Take for example one situation that I faced while working in Sunly. I had to find the area of land not covered by forests. I could have found all the forests that lay inside the land and performed geometry difference of the land and forest and then calculated the area of the remaining part of land. But instead I calculated the total area of forests that lay inside the land and deleted it from the total area of land to find the area of land not covered by forests. As the geometry difference of land and forest is slower than simple integer difference between land area and total forest area, the second option was much faster.
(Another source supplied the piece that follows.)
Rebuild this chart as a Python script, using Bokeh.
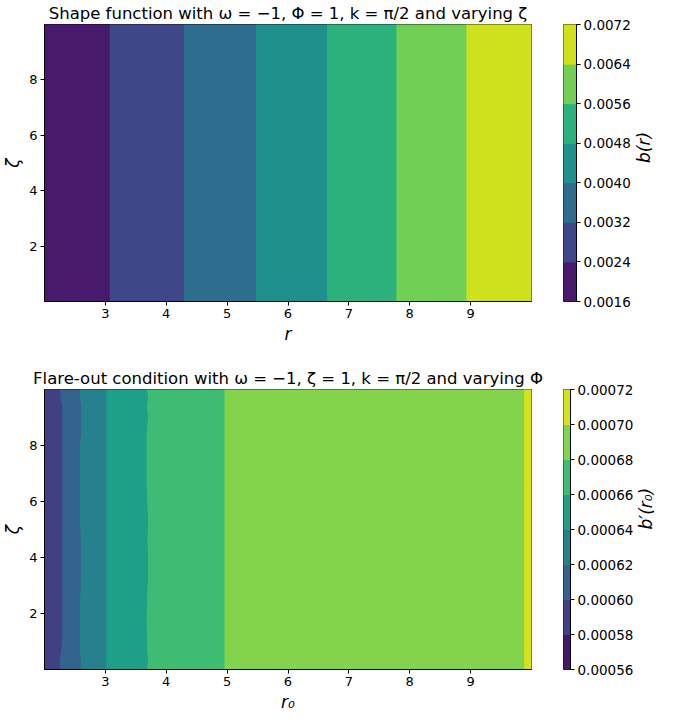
import math
from bokeh.plotting import figure
from bokeh.layouts import column, row
from bokeh.models import Range1d, PrintfTickFormatter, ColumnDataSource
from bokeh.palettes import Viridis256
from bokeh.embed import file_html
from bokeh.resources import INLINE

FONT = "DejaVu Sans"

# ---------------- data: top panel, shape function b(r) (independent of zeta)
B_LEVELS = [0.0016, 0.0024, 0.0032, 0.0040, 0.0048, 0.0056, 0.0064, 0.0072]
# r positions where b(r) crosses each contour level (first/last = domain ends)
R_EDGES = [2.0, 3.08, 4.30, 5.48, 6.65, 7.79, 8.94, 10.0]
R_RANGE = [2.0, 10.0]
ZETA_RANGE = [0.02, 9.98]
X_TICKS = [3, 4, 5, 6, 7, 8, 9]
Y_TICKS = [2, 4, 6, 8]

# ---------------- data: bottom panel, flare-out b'(r0)
DB_LEVELS = [0.00056, 0.00058, 0.00060, 0.00062, 0.00064,
             0.00066, 0.00068, 0.00070, 0.00072]
ZETA_S = [0.02, 0.4, 0.8, 2.0, 3.35, 4.0, 4.6, 5.3, 6.5, 8.0, 8.4, 9.0, 9.4, 9.7, 9.98]
# r0 of each contour boundary along zeta
B060 = [2.26, 2.26, 2.29, 2.30, 2.30, 2.30, 2.30, 2.30, 2.30, 2.30, 2.30, 2.30, 2.295, 2.27, 2.27]
B062 = [2.605, 2.60, 2.59, 2.59, 2.605, 2.605, 2.605, 2.59, 2.59, 2.59, 2.61, 2.61, 2.61, 2.59, 2.59]
B064 = [3.025, 3.025, 3.025, 3.025, 3.025, 3.025, 3.025, 3.025, 3.025, 3.025, 3.025, 3.025, 3.025, 3.025, 3.025]
B066 = [3.69, 3.71, 3.69, 3.685, 3.71, 3.71, 3.70, 3.71, 3.685, 3.685, 3.685, 3.71, 3.69, 3.71, 3.69]
B068 = [4.965, 4.965, 4.965, 4.965, 4.965, 4.965, 4.965, 4.965, 4.965, 4.965, 4.965, 4.965, 4.965, 4.965, 4.965]
B070 = [9.89, 9.89, 9.89, 9.89, 9.89, 9.89, 9.89, 9.89, 9.89, 9.89, 9.89, 9.89, 9.89, 9.89, 9.89]
BOUNDS = [B060, B062, B064, B066, B068, B070]
FIRST_BAND = 1  # leftmost band is 0.00058-0.00060

TITLE1 = "Shape function with ω = −1, Φ = 1, k = π/2 and varying ζ"
TITLE2 = "Flare-out condition with ω = −1, ζ = 1, k = π/2 and varying Φ"


def band_colors(n):
    return [Viridis256[min(255, int((i + 0.5) / n * 256))] for i in range(n)]


def style_axes(p, tick_size="13px"):
    p.grid.visible = False
    p.outline_line_color = "black"
    p.outline_line_width = 1
    for ax in p.axis:
        ax.major_label_text_font = FONT
        ax.major_label_text_font_size = tick_size
        ax.major_label_text_color = "black"
        ax.axis_label_text_font = FONT
        ax.axis_label_text_font_size = "17px"
        ax.axis_label_text_font_style = "italic"
        ax.axis_label_text_color = "black"
        ax.major_tick_in = 0
        ax.major_tick_out = 4
        ax.minor_tick_in = 0
        ax.minor_tick_out = 0
        ax.axis_line_color = "black"
        ax.major_tick_line_color = "black"
        ax.major_label_standoff = 3
        ax.axis_label_standoff = 3


def main_fig(title, xlabel, h, top, bottom):
    p = figure(width=562, height=h, x_range=Range1d(*R_RANGE), y_range=Range1d(*ZETA_RANGE),
               title=title, toolbar_location=None, output_backend="svg",
               min_border_left=37, min_border_right=31, min_border_top=top, min_border_bottom=bottom)
    p.title.text_font = FONT
    p.title.text_font_size = "16.5px"
    p.title.text_font_style = "normal"
    p.title.text_color = "black"
    p.title.align = "center"
    p.title.standoff = 3
    style_axes(p)
    p.xaxis.ticker = X_TICKS
    p.yaxis.ticker = Y_TICKS
    p.xaxis.axis_label = xlabel
    p.yaxis.axis_label = "ζ"
    return p


def colorbar_fig(levels, fmt, label, h, top, bottom):
    c = figure(width=107, height=h, x_range=Range1d(0, 1), y_range=Range1d(levels[0], levels[-1]),
               toolbar_location=None, output_backend="svg", x_axis_location=None,
               y_axis_location="right",
               min_border_left=1, min_border_right=93, min_border_top=top, min_border_bottom=bottom)
    cols = band_colors(len(levels) - 1)
    c.quad(left=0, right=1, bottom=levels[:-1], top=levels[1:], fill_color=cols, line_color=cols)
    style_axes(c, "13.5px")
    c.yaxis.ticker = levels
    c.yaxis.formatter = PrintfTickFormatter(format=fmt)
    c.yaxis.axis_label = label
    c.yaxis.axis_label_standoff = 10
    ax = c.yaxis[0]
    if "axis_label_orientation" in ax.properties():
        ax.axis_label_orientation = math.pi / 2
    return c


# ---------------- top panel
p1 = main_fig(TITLE1, "r", 346, 20, 44)
cols1 = band_colors(len(B_LEVELS) - 1)
p1.quad(left=R_EDGES[:-1], right=R_EDGES[1:], bottom=ZETA_RANGE[0], top=ZETA_RANGE[1],
        fill_color=cols1, line_color=cols1, line_width=1)
c1 = colorbar_fig(B_LEVELS, "%.4f", "b(r)", 346, 20, 44)

# ---------------- bottom panel
p2 = main_fig(TITLE2, "r₀", 368, 43, 43)
cols2 = band_colors(len(DB_LEVELS) - 1)
edges = [[R_RANGE[0]] * len(ZETA_S)] + BOUNDS + [[R_RANGE[1]] * len(ZETA_S)]
xs, ys, fc = [], [], []
for i in range(len(edges) - 1):
    xs.append(list(edges[i]) + list(edges[i + 1])[::-1])
    ys.append(list(ZETA_S) + list(ZETA_S)[::-1])
    fc.append(cols2[FIRST_BAND + i])
src = ColumnDataSource(dict(xs=xs, ys=ys, c=fc))
p2.patches("xs", "ys", source=src, fill_color="c", line_color="c", line_width=1)
c2 = colorbar_fig(DB_LEVELS, "%.5f", "b′(r₀)", 368, 43, 43)

layout = column(row(p1, c1), row(p2, c2))
open("out.html", "w").write(file_html(layout, INLINE))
Tip 9: Prefer not to use IN operator
It is sometimes tempting to use the IN
operator to check the existence of something in another table. For example, to find all individuals that are not in sanctions list, one might do something like:
SELECT *
FROM persons
WHERE persons.id NOT IN (
SELECT person_id FROM sanctions
);
But this query is too slow, as it calculates the sub-query first and then checks if the person’s id exists in the list returned from the sub-query. A faster way to do this would be something like:
SELECT *
FROM persons
WHERE NOT EXISTS (
SELECT * FROM sanctions WHERE sanctions.person_id = persons.id
);
Before you go
Not all these tips apply to all databases out there. SQL being a declarative language, some databases might optimize for situations described here and these tips might no longer hold true. So, before you apply them to your SQL queries, first test them and see if it works for you. Tip 4 would come in handy for you in those situations.